**Supplied information**
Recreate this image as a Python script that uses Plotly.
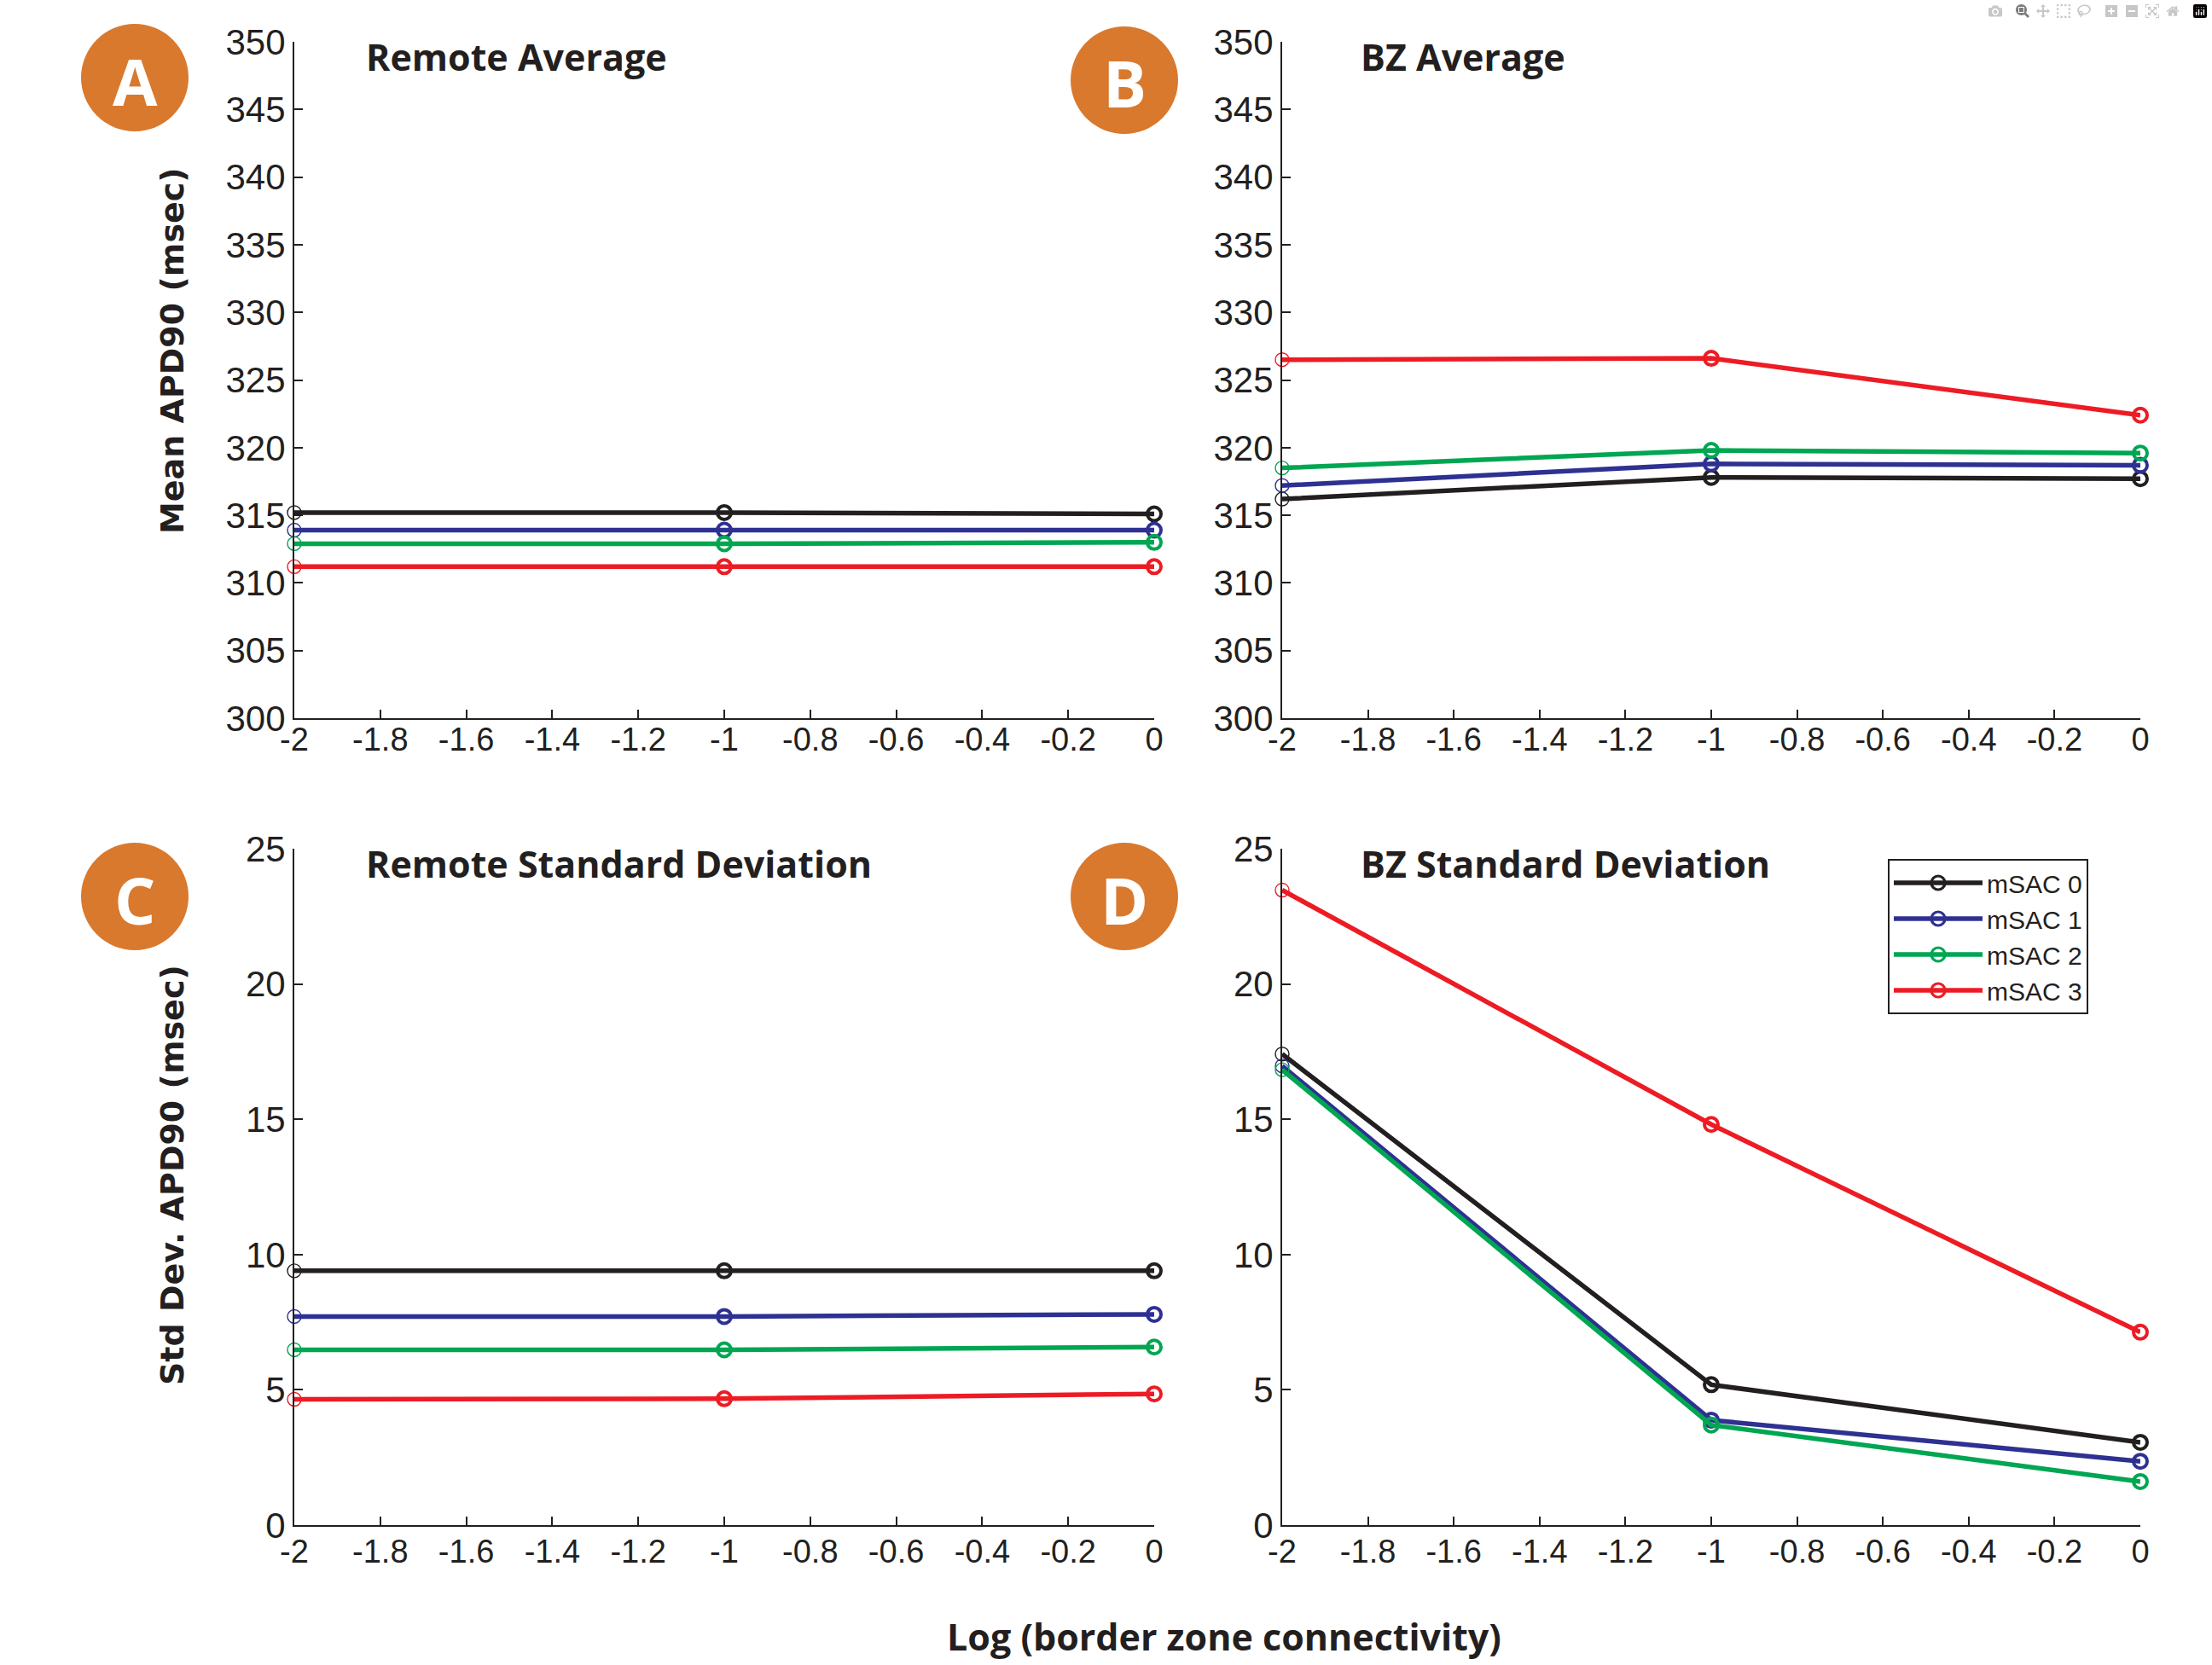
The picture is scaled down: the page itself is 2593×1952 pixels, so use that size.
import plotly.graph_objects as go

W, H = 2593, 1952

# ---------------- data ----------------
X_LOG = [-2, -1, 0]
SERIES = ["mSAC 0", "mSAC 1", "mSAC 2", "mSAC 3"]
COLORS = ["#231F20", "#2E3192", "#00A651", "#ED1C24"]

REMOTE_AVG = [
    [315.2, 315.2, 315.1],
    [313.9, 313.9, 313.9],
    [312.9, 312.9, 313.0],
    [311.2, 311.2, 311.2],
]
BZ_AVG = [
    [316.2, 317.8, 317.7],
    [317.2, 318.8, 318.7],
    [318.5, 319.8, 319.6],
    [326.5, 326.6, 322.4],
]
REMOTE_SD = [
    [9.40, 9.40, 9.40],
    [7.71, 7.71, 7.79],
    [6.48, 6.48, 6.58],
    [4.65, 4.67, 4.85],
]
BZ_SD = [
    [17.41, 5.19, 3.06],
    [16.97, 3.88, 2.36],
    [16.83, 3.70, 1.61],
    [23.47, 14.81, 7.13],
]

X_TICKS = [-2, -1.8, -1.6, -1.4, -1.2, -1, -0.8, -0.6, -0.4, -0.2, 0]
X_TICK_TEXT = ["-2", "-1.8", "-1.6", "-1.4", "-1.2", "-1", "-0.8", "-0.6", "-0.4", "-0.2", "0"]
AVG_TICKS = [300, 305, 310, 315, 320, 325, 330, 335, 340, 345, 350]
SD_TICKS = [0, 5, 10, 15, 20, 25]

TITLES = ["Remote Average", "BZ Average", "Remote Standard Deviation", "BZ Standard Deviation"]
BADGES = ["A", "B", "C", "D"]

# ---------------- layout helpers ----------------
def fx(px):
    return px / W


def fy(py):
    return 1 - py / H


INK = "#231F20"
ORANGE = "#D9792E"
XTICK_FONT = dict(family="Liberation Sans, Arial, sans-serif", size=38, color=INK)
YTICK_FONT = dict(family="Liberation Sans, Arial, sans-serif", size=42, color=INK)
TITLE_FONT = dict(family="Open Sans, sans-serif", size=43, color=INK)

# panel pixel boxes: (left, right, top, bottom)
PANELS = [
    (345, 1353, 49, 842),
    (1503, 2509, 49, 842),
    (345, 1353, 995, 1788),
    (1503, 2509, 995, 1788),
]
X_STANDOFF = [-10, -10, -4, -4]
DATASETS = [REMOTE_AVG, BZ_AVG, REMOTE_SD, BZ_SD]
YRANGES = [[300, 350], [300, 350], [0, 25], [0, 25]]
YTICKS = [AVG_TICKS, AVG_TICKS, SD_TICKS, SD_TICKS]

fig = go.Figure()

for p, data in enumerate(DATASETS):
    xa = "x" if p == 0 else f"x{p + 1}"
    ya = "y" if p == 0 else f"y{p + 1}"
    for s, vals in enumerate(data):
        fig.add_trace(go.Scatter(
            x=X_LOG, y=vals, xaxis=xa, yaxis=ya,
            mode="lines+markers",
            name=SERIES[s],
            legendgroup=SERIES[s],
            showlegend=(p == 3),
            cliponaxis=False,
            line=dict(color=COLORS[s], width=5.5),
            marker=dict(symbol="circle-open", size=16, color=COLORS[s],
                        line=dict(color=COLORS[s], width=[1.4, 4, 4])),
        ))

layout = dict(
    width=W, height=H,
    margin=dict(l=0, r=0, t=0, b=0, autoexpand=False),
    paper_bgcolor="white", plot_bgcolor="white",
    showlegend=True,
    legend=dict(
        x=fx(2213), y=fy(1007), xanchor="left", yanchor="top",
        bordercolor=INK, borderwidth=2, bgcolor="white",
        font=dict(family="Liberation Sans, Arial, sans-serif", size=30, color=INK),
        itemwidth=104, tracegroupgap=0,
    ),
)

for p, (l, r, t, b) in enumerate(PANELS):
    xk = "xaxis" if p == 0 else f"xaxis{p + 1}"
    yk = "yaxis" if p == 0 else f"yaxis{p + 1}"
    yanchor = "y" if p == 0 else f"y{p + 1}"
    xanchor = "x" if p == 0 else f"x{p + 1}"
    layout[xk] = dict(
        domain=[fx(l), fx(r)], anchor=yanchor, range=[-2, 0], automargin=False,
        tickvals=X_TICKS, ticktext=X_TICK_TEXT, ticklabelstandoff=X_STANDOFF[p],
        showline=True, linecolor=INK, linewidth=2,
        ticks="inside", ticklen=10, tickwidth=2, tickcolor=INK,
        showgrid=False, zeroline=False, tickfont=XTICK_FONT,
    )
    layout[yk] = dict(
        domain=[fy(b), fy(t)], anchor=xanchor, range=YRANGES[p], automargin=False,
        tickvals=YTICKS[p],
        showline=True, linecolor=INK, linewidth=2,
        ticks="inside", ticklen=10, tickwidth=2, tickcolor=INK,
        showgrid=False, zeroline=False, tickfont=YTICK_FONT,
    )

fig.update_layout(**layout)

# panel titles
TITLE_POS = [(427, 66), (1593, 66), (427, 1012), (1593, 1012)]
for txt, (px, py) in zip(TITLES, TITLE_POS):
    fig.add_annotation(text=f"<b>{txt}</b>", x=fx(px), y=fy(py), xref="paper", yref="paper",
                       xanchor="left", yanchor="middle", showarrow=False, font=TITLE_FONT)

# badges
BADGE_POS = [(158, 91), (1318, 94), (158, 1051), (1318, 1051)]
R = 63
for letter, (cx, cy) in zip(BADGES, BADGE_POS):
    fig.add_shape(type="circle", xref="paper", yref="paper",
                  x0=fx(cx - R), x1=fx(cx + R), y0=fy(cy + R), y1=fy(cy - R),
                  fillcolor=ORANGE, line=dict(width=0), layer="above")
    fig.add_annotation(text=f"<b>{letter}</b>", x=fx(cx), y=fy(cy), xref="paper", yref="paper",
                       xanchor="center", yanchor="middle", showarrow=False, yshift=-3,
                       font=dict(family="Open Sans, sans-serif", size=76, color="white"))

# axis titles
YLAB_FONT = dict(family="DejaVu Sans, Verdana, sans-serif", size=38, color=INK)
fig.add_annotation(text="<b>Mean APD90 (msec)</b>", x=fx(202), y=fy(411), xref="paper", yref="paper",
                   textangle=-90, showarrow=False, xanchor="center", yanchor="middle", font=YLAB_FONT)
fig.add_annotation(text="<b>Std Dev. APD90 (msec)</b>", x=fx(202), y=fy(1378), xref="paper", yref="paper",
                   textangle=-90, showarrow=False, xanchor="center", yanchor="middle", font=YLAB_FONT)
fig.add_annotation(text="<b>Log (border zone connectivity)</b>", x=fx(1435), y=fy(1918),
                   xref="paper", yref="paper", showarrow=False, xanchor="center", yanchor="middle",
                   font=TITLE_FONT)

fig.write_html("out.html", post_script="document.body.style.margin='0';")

**What you have to do**
Copy each line of the listing in which the word "size" can be found.

**Result for this exercise**
The picture is scaled down: the page itself is 2593×1952 pixels, so use that size.
XTICK_FONT = dict(family="Liberation Sans, Arial, sans-serif", size=38, color=INK)
YTICK_FONT = dict(family="Liberation Sans, Arial, sans-serif", size=42, color=INK)
TITLE_FONT = dict(family="Open Sans, sans-serif", size=43, color=INK)
            marker=dict(symbol="circle-open", size=16, color=COLORS[s],
        font=dict(family="Liberation Sans, Arial, sans-serif", size=30, color=INK),
                       font=dict(family="Open Sans, sans-serif", size=76, color="white"))
YLAB_FONT = dict(family="DejaVu Sans, Verdana, sans-serif", size=38, color=INK)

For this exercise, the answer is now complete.